Comme des Garçons’ Influence on Fashion
From its early days, Comme des Garçons has influenced fashion designers, artists, and cultural figures around the world. The brand’s impact on the industry is evident in various ways:
- Challenging Beauty Standards: Kawakubo’s designs question the concept of perfection in fashion. By embracing asymmetry, irregularity, and bold aesthetics, Comme des Garçons encourages a broader perspective on beauty, appealing to those who seek individuality over conformity.
- Pioneering Avant-Garde Fashion: Alongside brands like Yohji Yamamoto and Issey Miyake, Comme des Garçons helped introduce avant-garde Japanese fashion to the West. This movement, often referred to as the “Japanese invasion” in the 1980s, transformed the global fashion scene and introduced more experimental aesthetics.
- Inspiring High Fashion Collaborations: Comme des Garçons has collaborated with a range of brands, from luxury labels to streetwear giants. Partnerships with brands like Nike, Supreme, and Converse have allowed Comme des Garçons to blend high fashion with street culture, bringing avant-garde style to wider audiences.
Iconic Comme des Garçons Collections
Several Comme des Garçons collections have left an indelible mark on fashion history:
- Spring/Summer 1997 – “Body Meets Dress, Dress Meets Body”: Known for the iconic “lumps and bumps” collection, this series featured padded bodysuits that contorted and exaggerated the human form. It was a groundbreaking exploration of body image and physical distortion, challenging viewers to see beauty in new, unconventional ways.

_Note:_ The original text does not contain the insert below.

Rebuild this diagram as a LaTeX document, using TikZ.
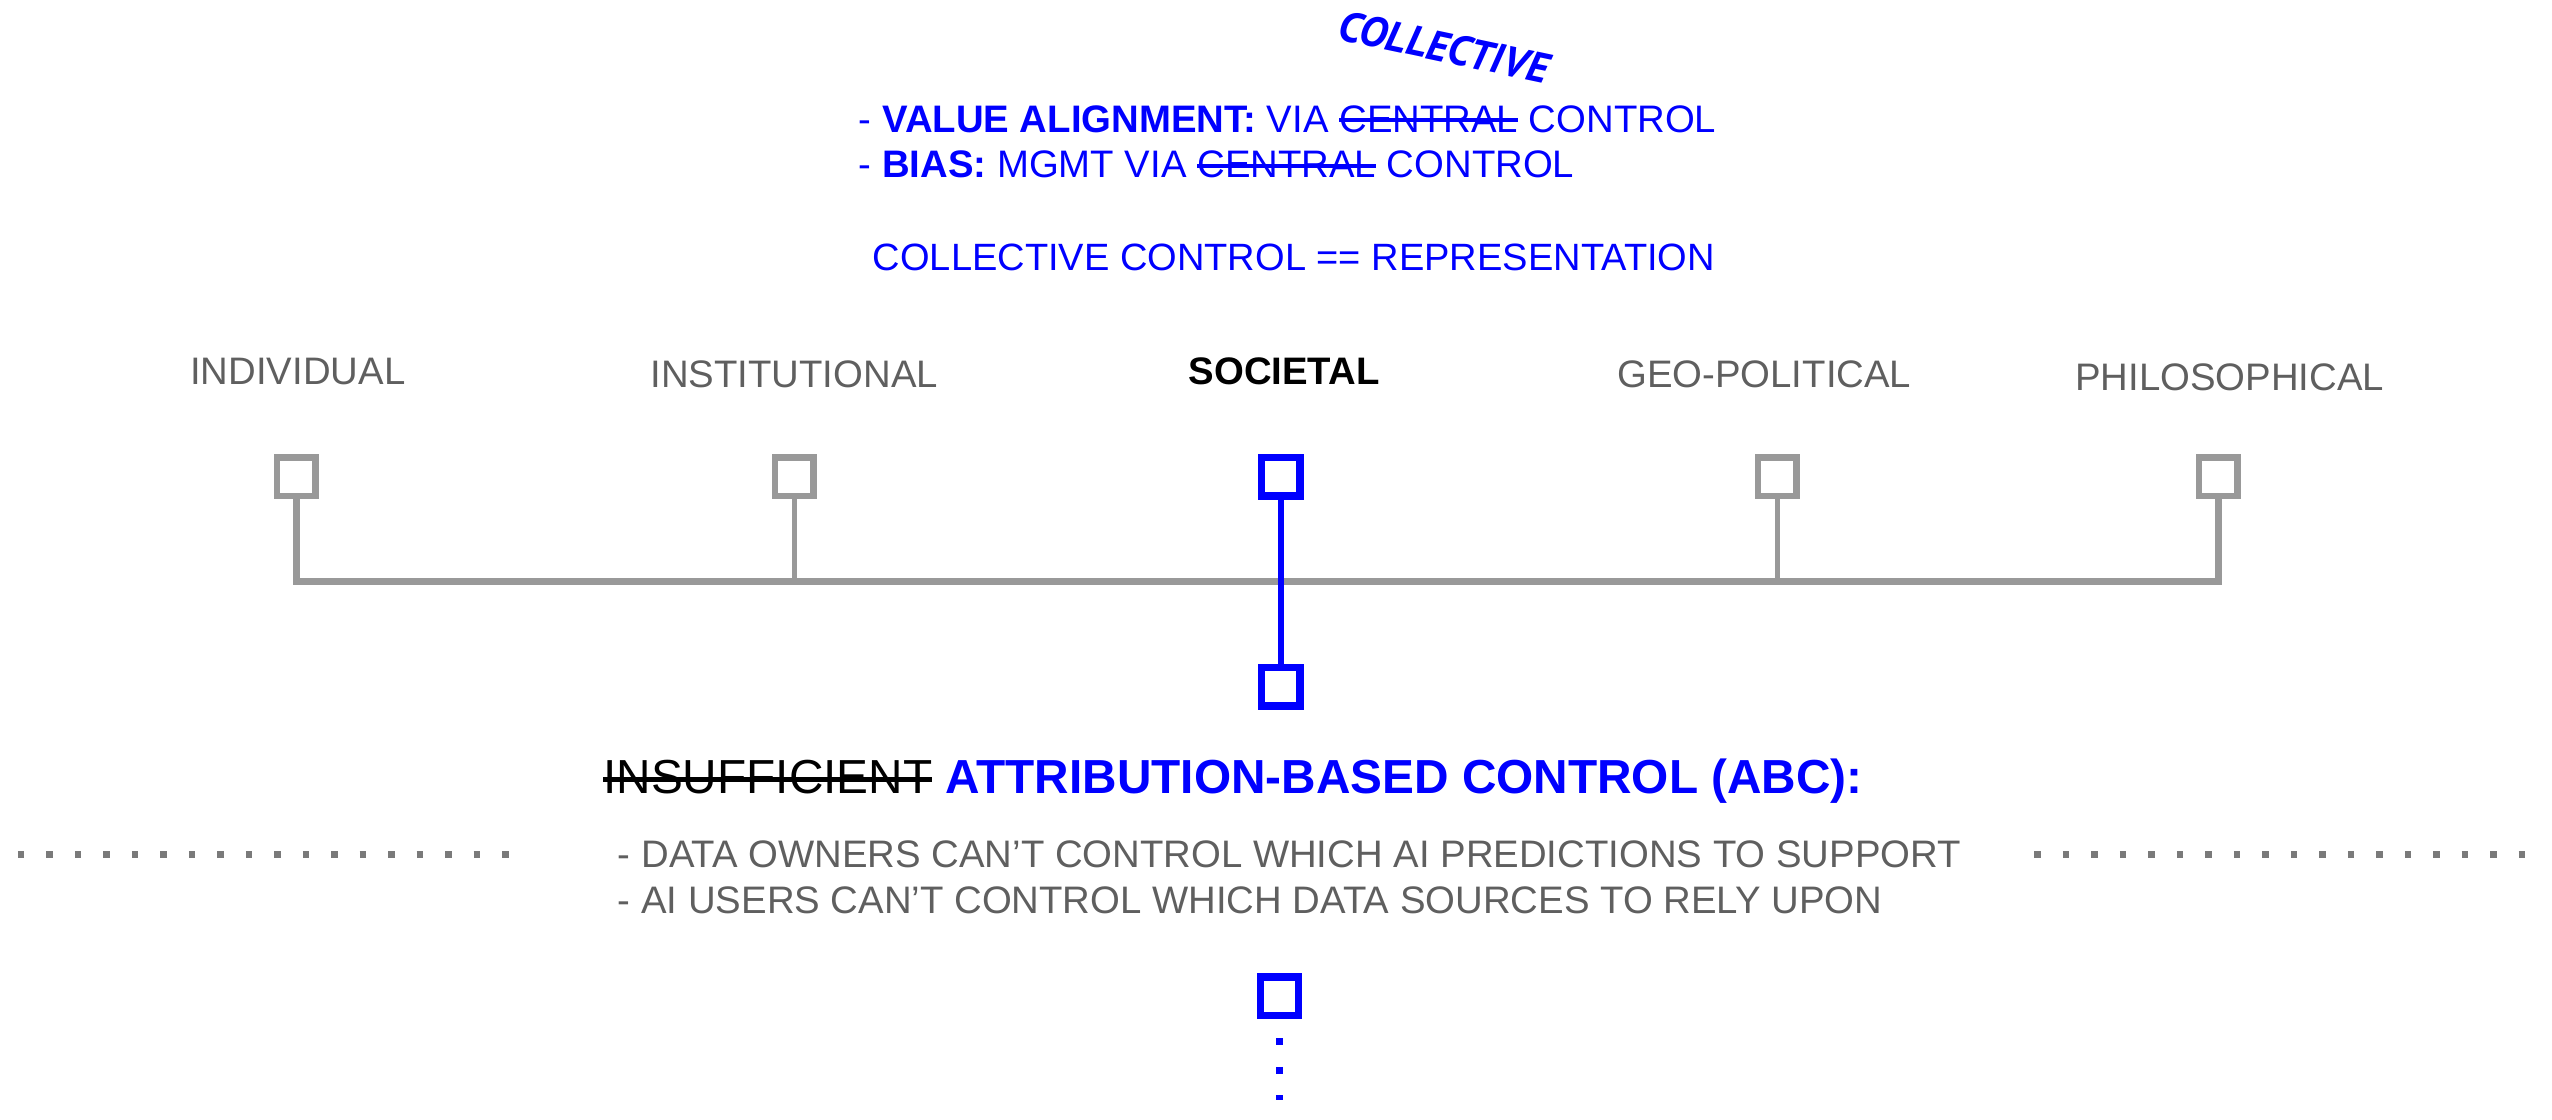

- Fall/Winter 2006 – “Broken Bride”: Kawakubo deconstructed the traditional bridal aesthetic, creating a haunting collection that symbolized broken relationships and shattered dreams. The garments featured layers of tattered white fabric, exposing the vulnerability often hidden in romanticized visions of marriage.
- Spring/Summer 2012 – “White Drama”: This ethereal collection was presented entirely in white and focused on life’s major rites of passage, including birth, marriage, and death. Kawakubo used fabric to convey emotions associated with these significant moments, creating a poetic and introspective series.

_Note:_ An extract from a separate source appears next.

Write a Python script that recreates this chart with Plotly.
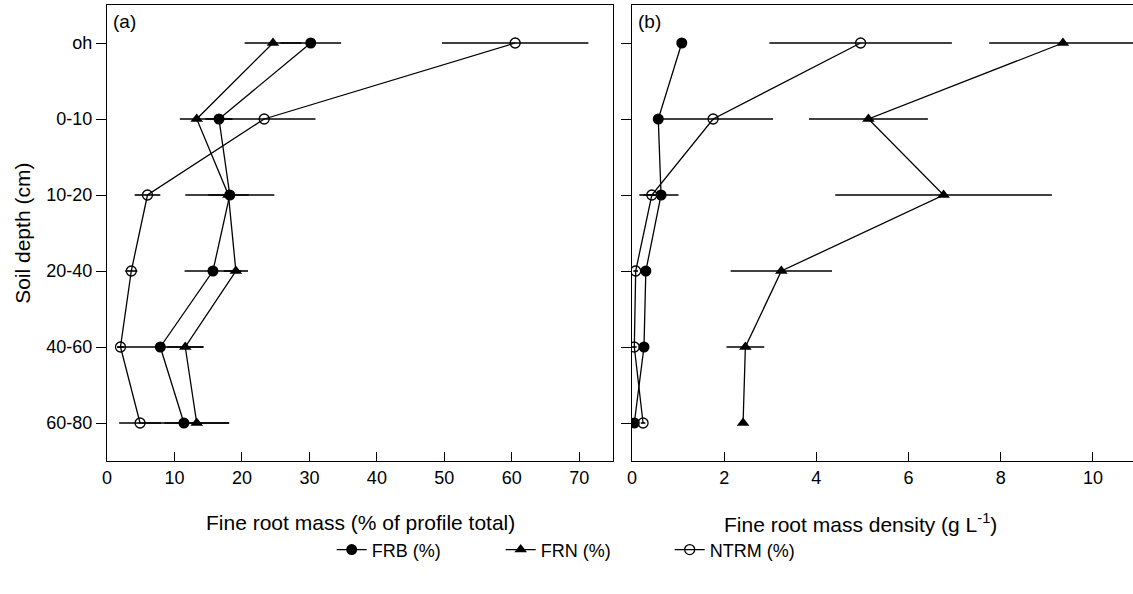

Comme des Garçons PLAY: A Casual Approach
One of Comme des Garçons’ most popular sub-lines is Comme des Garçons PLAY. Launched in 2002, this line introduced a more casual, approachable version of the brand’s aesthetic. Featuring simple, everyday pieces like T-shirts, hoodies, and sweaters, Comme des Garçons PLAY is easily recognizable due to its heart-shaped logo with eyes, designed by Polish artist Filip Pagowski. The line has become a staple in streetwear fashion, making Comme des Garçons accessible to a broader, younger audience. Collaborations with Converse and other brands have further cemented PLAY’s status as an iconic symbol of casual luxury.

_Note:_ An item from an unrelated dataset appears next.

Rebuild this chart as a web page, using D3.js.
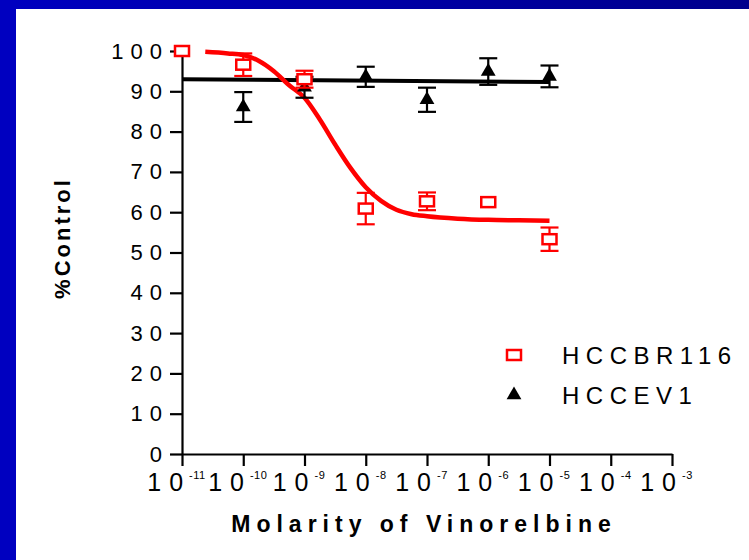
<!DOCTYPE html>
<html>
<head>
<meta charset="utf-8">
<script src="https://cdn.jsdelivr.net/npm/d3@7"></script>
<style>
  html, body { margin: 0; padding: 0; background: #ffffff; }
  svg { display: block; }
  text { font-family: "Liberation Sans", Arial, sans-serif; fill: #000; }
</style>
</head>
<body>
<svg id="chart" width="749" height="560"></svg>
<script>
// Dose–response of two cell lines to vinorelbine (% of untreated control)
const logConcentration = [-11, -10, -9, -8, -7, -6, -5];

const hccbr116Mean = [100, 96.6, 93.0, 60.9, 62.7, 62.5, 53.3];
const hccbr116Sem  = [0, 2.8, 2.1, 3.9, 2.2, 0, 2.9];

const hccev1Log  = [-10, -9, -8, -7, -6, -5];
const hccev1Mean = [86.1, 91.0, 93.6, 87.9, 94.9, 93.7];
const hccev1Sem  = [3.7, 2.6, 2.5, 3.0, 3.3, 2.7];

// Fitted sigmoidal curve for HCCBR116 (log M, % control)
const hccbr116FitLog = [-10.62, -10.25, -10.0, -9.75, -9.5, -9.25, -9.0, -8.75, -8.5, -8.25, -8.0, -7.75, -7.5, -7.25, -7.0, -6.5, -6.0, -5.5, -5.0];
const hccbr116FitVal = [99.8, 99.4, 99.0, 97.6, 95.0, 91.5, 88.4, 83.0, 76.8, 71.0, 66.2, 62.8, 60.6, 59.5, 59.0, 58.4, 58.1, 58.0, 57.9];

// Fitted (flat) line for HCCEV1
const hccev1FitLog = [-11, -5];
const hccev1FitVal = [93.0, 92.3];

const yTickValues = [0, 10, 20, 30, 40, 50, 60, 70, 80, 90, 100];
const xTickExponents = [-11, -10, -9, -8, -7, -6, -5, -4, -3];

const seriesNames = ["HCCBR116", "HCCEV1"];
const xTitle = "Molarity of Vinorelbine";
const yTitle = "%Control";

const RED = "#ff0000";
const BLACK = "#000000";

const svg = d3.select("#chart");

// Slide frame: blue bar at top and left
const defs = svg.append("defs");
const grad = defs.append("linearGradient").attr("id", "topbar")
  .attr("x1", "0%").attr("x2", "100%").attr("y1", "0%").attr("y2", "0%");
grad.append("stop").attr("offset", "0%").attr("stop-color", "#0000c0");
grad.append("stop").attr("offset", "100%").attr("stop-color", "#00008c");
svg.append("rect").attr("x", 0).attr("y", 0).attr("width", 749).attr("height", 9).attr("fill", "url(#topbar)");
svg.append("rect").attr("x", 0).attr("y", 0).attr("width", 16).attr("height", 560).attr("fill", "#0000c0");

const x = d3.scaleLog().domain([1e-11, 1e-3]).range([182, 672]);
const y = d3.scaleLinear().domain([0, 100]).range([454, 51]);
const xl = v => x(Math.pow(10, v));

// Y axis
const yAxis = d3.axisLeft(y).tickValues(yTickValues).tickSize(12).tickSizeOuter(0).tickPadding(6);
const gy = svg.append("g").attr("transform", `translate(${x(1e-11)},0)`).call(yAxis);
gy.select(".domain").attr("stroke", BLACK).attr("stroke-width", 2.2);
gy.selectAll(".tick line").attr("stroke", BLACK).attr("stroke-width", 2.2);
gy.selectAll(".tick text")
  .attr("font-size", 22)
  .attr("font-family", "'Liberation Sans', Arial, sans-serif")
  .attr("letter-spacing", 7)
  .attr("dx", 5)
  .attr("fill", BLACK);

// X axis with power-of-ten labels: "10" with the exponent raised as a superscript
const xAxis = d3.axisBottom(x).tickValues(xTickExponents.map(e => Math.pow(10, e)))
  .tickSize(12).tickSizeOuter(0).tickFormat("");
const gx = svg.append("g").attr("transform", `translate(0,${y(0)})`).call(xAxis);
gx.select(".domain").attr("stroke", BLACK).attr("stroke-width", 2.2);
gx.selectAll(".tick line").attr("stroke", BLACK).attr("stroke-width", 2.2);
gx.selectAll(".tick text").remove();
gx.selectAll(".tick").each(function(d, i) {
  const t = d3.select(this).append("text")
    .attr("y", 37)
    .attr("x", -6)
    .attr("text-anchor", "middle");
  t.append("tspan").attr("font-size", 25).text("1");
  t.append("tspan").attr("font-size", 25).attr("dx", 8).text("0");
  t.append("tspan").attr("font-size", 11).attr("letter-spacing", 0.5)
    .attr("dx", 6).attr("dy", -12).text(String(xTickExponents[i]));
});

// Axis titles
svg.append("text")
  .attr("x", 424).attr("y", 532)
  .attr("text-anchor", "middle")
  .attr("font-size", 23).attr("font-weight", "bold")
  .attr("letter-spacing", 6)
  .text(xTitle);

svg.append("text")
  .attr("transform", "translate(70,238) rotate(-90)")
  .attr("text-anchor", "middle")
  .attr("font-size", 22).attr("font-weight", "bold")
  .attr("letter-spacing", 3)
  .text(yTitle);

// Fit lines
const line = d3.line().x(d => xl(d[0])).y(d => y(d[1])).curve(d3.curveMonotoneX);
svg.append("path")
  .datum(d3.zip(hccev1FitLog, hccev1FitVal))
  .attr("d", line).attr("fill", "none").attr("stroke", BLACK).attr("stroke-width", 4);
svg.append("path")
  .datum(d3.zip(hccbr116FitLog, hccbr116FitVal))
  .attr("d", line).attr("fill", "none").attr("stroke", RED).attr("stroke-width", 4.5);

// Error bars helper
function errorBars(logs, means, sems, color) {
  const g = svg.append("g").attr("stroke", color).attr("stroke-width", 2.2).attr("fill", "none");
  logs.forEach((lv, i) => {
    if (!sems[i]) return;
    const cx = xl(lv), top = y(means[i] + sems[i]), bot = y(means[i] - sems[i]);
    g.append("line").attr("x1", cx).attr("x2", cx).attr("y1", top).attr("y2", bot);
    g.append("line").attr("x1", cx - 9).attr("x2", cx + 9).attr("y1", top).attr("y2", top);
    g.append("line").attr("x1", cx - 9).attr("x2", cx + 9).attr("y1", bot).attr("y2", bot);
  });
}

errorBars(hccev1Log, hccev1Mean, hccev1Sem, BLACK);
const tri = d3.symbol(d3.symbolTriangle, 95);
svg.append("g").selectAll("path").data(d3.zip(hccev1Log, hccev1Mean)).join("path")
  .attr("d", tri)
  .attr("transform", d => `translate(${xl(d[0])},${y(d[1])})`)
  .attr("fill", BLACK);

errorBars(logConcentration, hccbr116Mean, hccbr116Sem, RED);
svg.append("g").selectAll("rect").data(d3.zip(logConcentration, hccbr116Mean)).join("rect")
  .attr("x", d => xl(d[0]) - 7).attr("y", d => y(d[1]) - 5)
  .attr("width", 14).attr("height", 10)
  .attr("fill", "#ffffff").attr("stroke", RED).attr("stroke-width", 2.5);

// Legend
const legend = svg.append("g").attr("transform", "translate(514,355)");
legend.append("rect").attr("x", -7).attr("y", -5).attr("width", 14).attr("height", 10)
  .attr("fill", "#ffffff").attr("stroke", RED).attr("stroke-width", 2.5);
legend.append("path").attr("d", tri).attr("transform", "translate(0,40)").attr("fill", BLACK);
legend.selectAll("text.lab").data(seriesNames).join("text").attr("class", "lab")
  .attr("x", 48).attr("y", (d, i) => i * 40 + 9)
  .attr("font-size", 24).attr("letter-spacing", 6.5)
  .text(d => d);
</script>
</body>
</html>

The Legacy of Comme des Garçons
Comme des Garçons’ legacy extends beyond fashion. The brand has influenced other creative disciplines, inspiring architects, visual artists, and designers alike. Kawakubo’s impact is evident in the way contemporary brands approach design, challenging traditional norms and embracing a philosophy that values creativity over commercial appeal.
Rei Kawakubo’s influence is also institutionalized in the world of fashion through her status as a pioneering designer. In 2017, the Metropolitan Museum of Art in New York dedicated an exhibition to Kawakubo’s work, making her the first living designer since Yves Saint Laurent to be honored with a solo show at the Met. This exhibition, titled “Rei Kawakubo/Comme des Garçons: Art of the In-Between”, celebrated her unique contributions to the fashion world, emphasizing her role in merging fashion with conceptual art.